Here's an example of what I mean. I just told my scout to see if there are any enemy on the top of the big hill to my left. Here's the report:

"You wanted to know about the big hill on the left. There was enemy there less than two minutes ago. I saw six or eight fighters at the top of the hill, and then I was chased away well before I reached the top. I'd guess the fighters at the top of the hill were commanders; mixed heraldry, three white belts, two coronets, no shields. I heard a lot of noise behind the hill. Do you want a guess of how many fighters I heard?" (Nodded helmet) "I'd guess fifty or more."

A scout is responsible for collecting data. The commander will make deductions based on facts collected from all over the field. Scouts are NOT an intelligence processing service. Scouts are gatherers of raw data. The commander assembles data from a variety of sources, comes to some conclusions, makes some decisions and then issues orders to his or her fighters. The scout's role is to keep fresh information flowing in, so the commander can make the best decisions possible.

Remember, the commander you are reporting to has a lot on his or her mind. Keep your report clear and concise. Also remember your report may be interrupted. Always report the single most important fact first. That way, if the commander is distracted (say by 200 charging Atlantians), the critical data will have been passed. In the example above, if something happened and the scout had to vacate the commander's vicinity after once or two sentences, the commander would at least know there was enemy on the left.

One other point: in the example above the scout repeated the question the commander asked, and then answered it. Field commanders have a lot on their minds, and they may have trouble hearing anything (including their own thoughts) over the rushing of the adrenaline past their ears! Repeat the question asked; the commander may have several scouts out, so now he or she knows which report is coming in. Or the commander may have forgotten you in the heat of the moment.

Scouts and Resurrection

Scouts are a unit resource. If the unit commander is killed, the unit scouts report to the next in the chain of command; scouts should be familiar with the chain of command within the unit they support. Scouts should keep reporting to the unit until the unit ceases to be a cohesive whole. In a "standard" (one-death) battle, they then should revert to the control of the next level up (a Barony's scouts work for the Principality, the Principality's work for the Kingdom). In a resurrection battle like the Pennsic Woods Battle, in my opinion the scouts should wait until a certain point (such as 50% casualties to the unit the scouts support) and then should pull back and move towards Resurrection Point. They can "die" and go back for a break and a drink of water with the rest of the unit. They also can stay forward of the Point, reading the battlefield and listening to other scouts' reports. Then, as the unit resurrects as a formed whole and moves back into the fray, the unit commander will find scouts waiting to lead the unit forward, with reasonably fresh information on the battle and battlefield. This is a matter of opinion; some commanders may want their scouts to keep supporting the forward battle, or to transfer their support to an allied unit. Scouts supporting a unit should determine what the unit commander wants in this regard before the battle starts.

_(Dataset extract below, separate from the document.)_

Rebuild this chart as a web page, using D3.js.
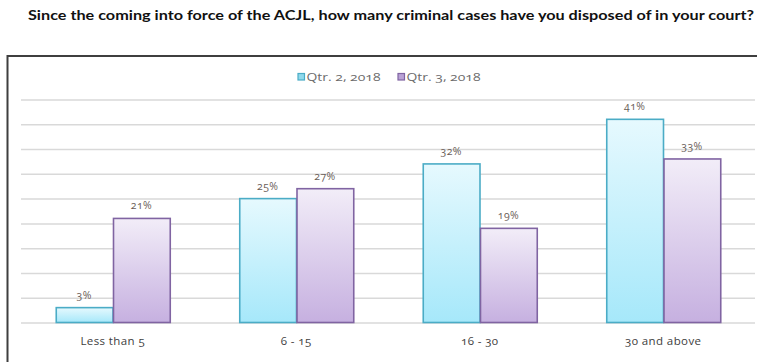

If a unit's scout is killed in a resurrection battle, I believe the scout has two options. Either the scout goes back to Resurrection Point, takes a break and waits for his unit to die off so they can all resurrect together, or the scout resurrects and rejoins his unit forward. This second option is not as easy as it sounds. If the scout resurrects he may come out of the Point to meet a stream of his unit's fighters going in, or that scout may just get embroiled in another unit's battle. Remember, these are the woods we're talking about; Murphy rules!

This has been a pretty thorough, though straight-forward, look at the role and tasks of scouts in the advance. In my next essay I'll examine some other tasks for scouts, and some other ideas to maximize the effectiveness of scouts within a unit.